Pump Emergency

Apr 24, 2015
78
Long Island, NY
Hey All,

Just returned home from a business trip where the wife was in charge in my absence. Set the pool up with the Kreepy Krawly ready for action to be self sufficient while I was away. Temperature hit 86* here in New York so the kids and all their friends splashed around for most of the afternoon. I got home and the pump wasn't running. Circuit breakers had tripped and will not stay set. Pretty sure the pump is frozen and needs to be replaced. It's an old unit and whenever it started it would briefly hesitate, hum and then turn on.

It being Sunday, I'm S.O.L. to get any tech help but I do have a booster pump still inline for a Polaris setup that the former home owner used. Should I run that pump just to circulate the water and get some chlorine in there? It's still hot here and all the kid action today has made the water a tad cloudy now.

Any advice would be greatly appreciated.
 
add chlorine up to shock level for your pool and cya level and brush in to manually circulate the water (10 to 15 minutes) and test again after 30 minutes to ensure your at shock level... that should keep you ahead till the morning when you can get a pump connected...

I am not sure about the pressure pump..
 
Okay. I think we're good for now. I've added a couple of gallons of chlorine and stirred the pool like a giant martini for about half an hour. Brushed everything thoroughly too.

While we're on the subject, any advice for what I should be considering as a replacement pump? Should I just get the same as I had or are there more energy efficient pumps, that won't break the bank, that I should consider? Do I only need the motor or is replacing the pump and trap basket the way it's done?

I guess my primary concern is that I'll be at the mercy of the pool guy, in that I need this done yesterday, and might have to go with only what he has to offer. It could take a few days to get one online and even then i fear the installation of said pump is beyond my purview.

Open to any and all suggestions.
 
Chances are you only need a motor, I would suggest a 2 speed if your old one was a single speed to save on electricity.

If you can stir manually once or twice per day adding bleach / liquid chlorine chances are good everything will be fine until you can get a motor in mail order in 2 - 3 days, get a new shaft seal while you are at it.

Swapping out the motor is easy, you likely don't even have to disconnect any plumbing, there are lots of you tube videos that show you how, usually it is only a total of 8 bolts that need to be removed and replaced, plus hooking up the wiring. If you go with a 2 speed motor, some come with a low/high switch mounted on the motor, others you have to wire in your own switch, a common double throw light switch will work for this. If you do pay someone to do the motor swap don't pay too much this is a 15-30 minute job most of the time.
 
Thanks, Isaac. After reading some other threads I think it may be prudent to confirm that my problem isn't the capacitor. I'll check that today.

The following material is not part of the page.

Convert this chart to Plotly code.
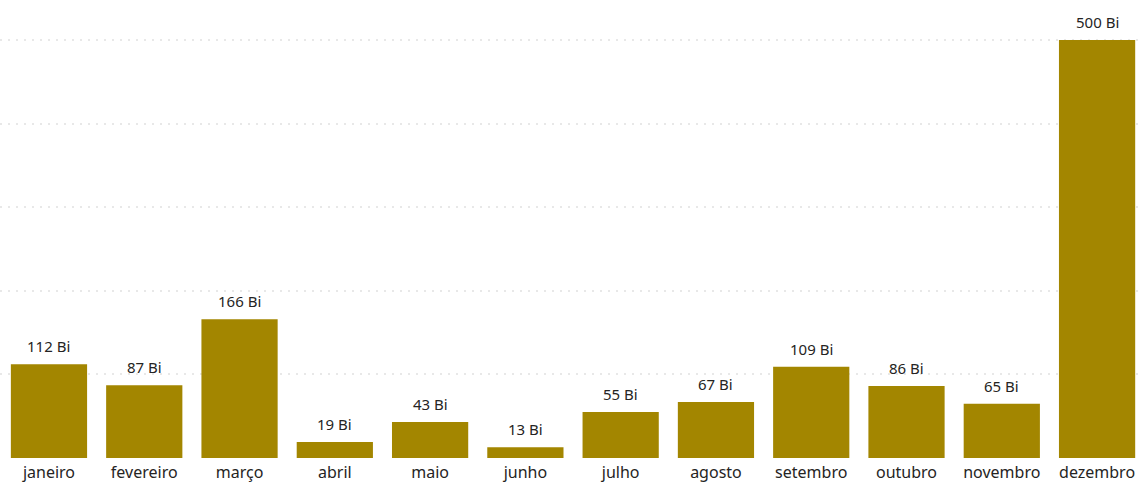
import plotly.graph_objects as go

meses = ["janeiro", "fevereiro", "março", "abril", "maio", "junho", "julho",
         "agosto", "setembro", "outubro", "novembro", "dezembro"]
valores = [112, 87, 166, 19, 43, 13, 55, 67, 109, 86, 65, 500]
rotulos = [f"{v} Bi" for v in valores]

FONT = "Segoe UI, Noto Sans, sans-serif"

fig = go.Figure(go.Bar(
    x=meses, y=valores,
    marker=dict(color="#A38600", line=dict(width=0)),
    hoverinfo="x+y",
))

for m, v, t in zip(meses, valores, rotulos):
    fig.add_annotation(x=m, y=v, text=t, showarrow=False, yanchor="bottom",
                       yshift=6, font=dict(family=FONT, size=15, color="#252423"))

fig.update_layout(
    width=1139, height=484,
    margin=dict(l=0, r=0, t=0, b=26, autoexpand=False),
    plot_bgcolor="white", paper_bgcolor="white",
    bargap=0.2,
    showlegend=False,
    font=dict(family=FONT, size=15, color="#252423"),
)
fig.update_xaxes(range=[-0.514, 11.44], showgrid=False, showline=False,
                 ticks="", tickfont=dict(size=16, color="#252423"),
                 ticklabelstandoff=3, automargin=False)
fig.update_yaxes(range=[0, 547.8], dtick=100, showgrid=True, gridcolor="#e8e8e8",
                 griddash="2px,6px", gridwidth=1.5, showticklabels=False,
                 zeroline=False, showline=False, automargin=False)

fig.write_html("out.html", config={"displayModeBar": False},
               post_script="document.body.style.margin='0';")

If I can determine that the pump needs replacing and decide to go with a 2-speed can you recommend a specific model? A pump that has the switch mounted to the motor would be preferred as it makes the install less complicated. My current setup is in my sig.
 
The 1.5 HP Hayward Superpump uses a UST1152 motor (or equivalent), this motor is available in 1 or 2 speed versions (I had a 1.5 Super Pump before switching to my current Jandy pump a couple of years ago), 2 speed may be a UST1152.2, or other similar naming. inyopools.com claims the motor with mounted switch is no longer available, don't know if that is true everywhere or not. Wiring up an external switch is not rocket science though. This is all assuming your current pump is wired 230V not 115, most 2 speed motors are 230V only, but single speeds can be wired 115V or 230V.
 
Well, I just replaced the capacitor and this is the result.

https://www.youtube.com/watch?v=ZOHGWmfBXzs

When the power switch to the pump is turned on the shaft makes about a 1/4 turn and the breaker trips. The impeller is easily turned by hand through the basket, so I've checked that.

Mind you, this small reaction from the pump switch being turned on is more than I got before. Then, the breaker wouldn't even stay set.

Any idea what I might try next?
 
The upper double pole breaker is 230V, the lower single pole breaker is 120V GFCI, if it is not resetting it may be due to a ground fault, or may be a bad breaker, GFCI breakers fail far more often than traditional thermal magnetics. At this point I would just replace the motor, the problem may be the centrifugal switch in the motor, or the windings. You might want to look up repair videos on centrifugal switches if you are not ready to replace it yet.